V
So ended our share in the Big Push. It was a very small episode, spread over quite a short period, in one of the biggest and longest battles in the history of the world. It would have been easy to select a more showy episode, but hard to find a better illustration of the character of the men who took part in it. The battle which began upon that grey September morning has been raging, as I write, for nearly three weeks. It still surges backwards and forwards over the same stricken mile of ground; and the end is not yet. But the Hun is being steadily beaten to earth. (Only yesterday, in one brief furious counter-attack, he lost eight thousand killed.) When the final advance comes, as come it must, and our victorious line sweeps forward, it will pass over two narrow, ill-constructed, shell-torn trenches. In and around those trenches will be found the earthly remains of men—Jocks and Jimmies, and Sandies and Andies—clad in the uniform of almost every Scottish regiment. That assemblage of mute, glorious witnesses marks the point reached, during the first few hours of the first day’s fighting, by the Scottish Division of “K(1).” Molliter ossa cubent.
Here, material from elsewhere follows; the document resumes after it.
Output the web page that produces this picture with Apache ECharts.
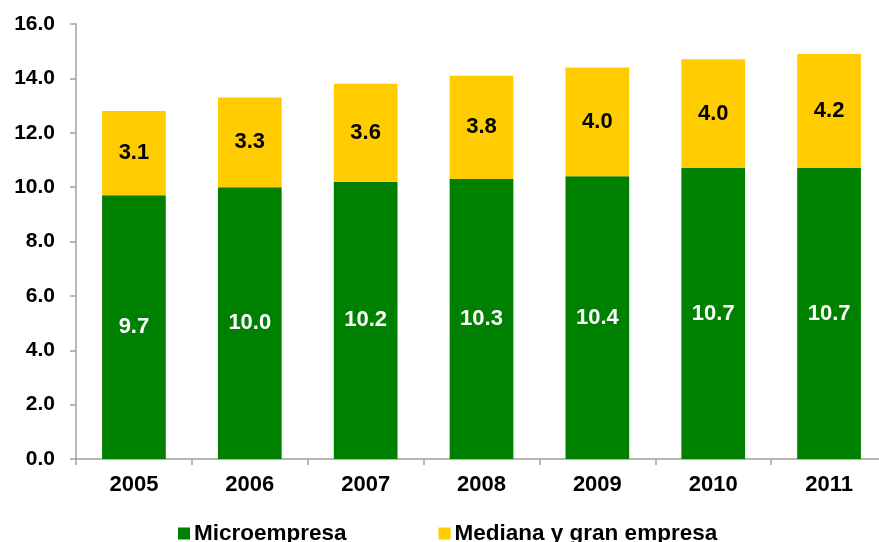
<!DOCTYPE html>
<html>
<head>
<meta charset="utf-8">
<script src="https://cdn.jsdelivr.net/npm/echarts@6/dist/echarts.min.js"></script>
<style>
  html, body { margin: 0; padding: 0; background: #fff; }
  #chart { width: 879px; height: 542px; }
</style>
</head>
<body>
<div id="chart"></div>
<script>
// datos del gráfico
const years = ['2005', '2006', '2007', '2008', '2009', '2010', '2011']
const micro = [9.7, 10.0, 10.2, 10.3, 10.4, 10.7, 10.7]
const mediana = [3.1, 3.3, 3.6, 3.8, 4.0, 4.0, 4.2]

const font = 'Liberation Sans, Arial, sans-serif'
const chart = echarts.init(document.getElementById('chart'))

const option = {
  animation: false,
  textStyle: { fontFamily: font },
  grid: { left: 76, top: 24, bottom: 83, width: 811, outerBoundsMode: 'none' },
  legend: {
    top: 522,
    left: 178,
    padding: 0,
    itemWidth: 12,
    itemHeight: 12,
    itemGap: 92,
    icon: 'rect',
    textStyle: { fontFamily: font, fontWeight: 'bold', fontSize: 22.5, color: '#000', padding: [0, 0, 0, -1] },
    data: ['Microempresa', 'Mediana y gran empresa']
  },
  xAxis: {
    type: 'category',
    data: years,
    axisLine: { lineStyle: { color: '#a0a0a0', width: 1.5 } },
    axisTick: { show: true, length: 6, lineStyle: { color: '#a0a0a0', width: 1.5 } },
    axisLabel: { margin: 15, fontSize: 22, fontWeight: 'bold', color: '#000', fontFamily: font }
  },
  yAxis: {
    type: 'value',
    min: 0,
    max: 16,
    interval: 2,
    splitLine: { show: false },
    axisLine: { show: true, lineStyle: { color: '#a0a0a0', width: 1.5 } },
    axisTick: { show: true, length: 6, lineStyle: { color: '#a0a0a0', width: 1.5 } },
    axisLabel: {
      margin: 21,
      fontSize: 21,
      fontWeight: 'bold',
      color: '#000',
      fontFamily: font,
      formatter: v => v.toFixed(1)
    }
  },
  series: [
    {
      name: 'Microempresa',
      type: 'bar',
      stack: 'total',
      barCategoryGap: '45%',
      itemStyle: { color: '#008000' },
      label: {
        show: true,
        position: 'inside',
        color: '#fff',
        fontSize: 22,
        fontWeight: 'bold',
        fontFamily: font,
        formatter: p => p.value.toFixed(1)
      },
      data: micro
    },
    {
      name: 'Mediana y gran empresa',
      type: 'bar',
      stack: 'total',
      barCategoryGap: '45%',
      itemStyle: { color: '#FFCC00' },
      label: {
        show: true,
        position: 'inside',
        color: '#000',
        fontSize: 22,
        fontWeight: 'bold',
        fontFamily: font,
        formatter: p => p.value.toFixed(1)
      },
      data: mediana
    }
  ]
}

chart.setOption(option)
</script>
</body>
</html>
There is little more to add to the record of those three days. For yet another night we carried on—repelling counter-attacks, securing the Hohenzollern, making sorties out of Big Willie, or manning the original front line parapet against eventualities. As is inevitable in a fight of these proportions, whole brigades were mingled together, and unexpected leaders arose to take the place of those who had fallen. Many a stout piece of work was done that night by mixed bands of kilties, flat-heads, and even cyclists, marshalled in a captured German trench and shepherded by a junior subaltern.
Finally, about midnight, came the blessed order that fresh troops were coming up to continue the attack, and that we were to be extricated from the melee and sent back to rest. And so, after a participation in the battle of some seventy-two hours, our battered Division came out—to sleep the sleep of utter exhaustion in dug-outs behind the railway line, and to receive, upon waking, the thanks of its Corps Commander.
VI
And here I propose (for a time, at least) to take leave of The First Hundred Thousand. Some day, if Providence wills, the tale shall be resumed; and you shall hear how Major Kemp, Captain Wagstaffe, Ayling, and Bobby Little, assisted by such veterans as Corporal Mucklewame, built up the regiment, with copious drafts and a fresh batch of subalterns, to its former strength.
But the title of the story will have to be changed. In the hearts of those who drilled them, reasoned with them, sometimes almost wept over them, and ultimately fought shoulder to shoulder with them, the sturdy, valiant legions, whose humorously-pathetic career you have followed so patiently for fifteen months, will always be First; but alas! they are no longer The Hundred Thousand.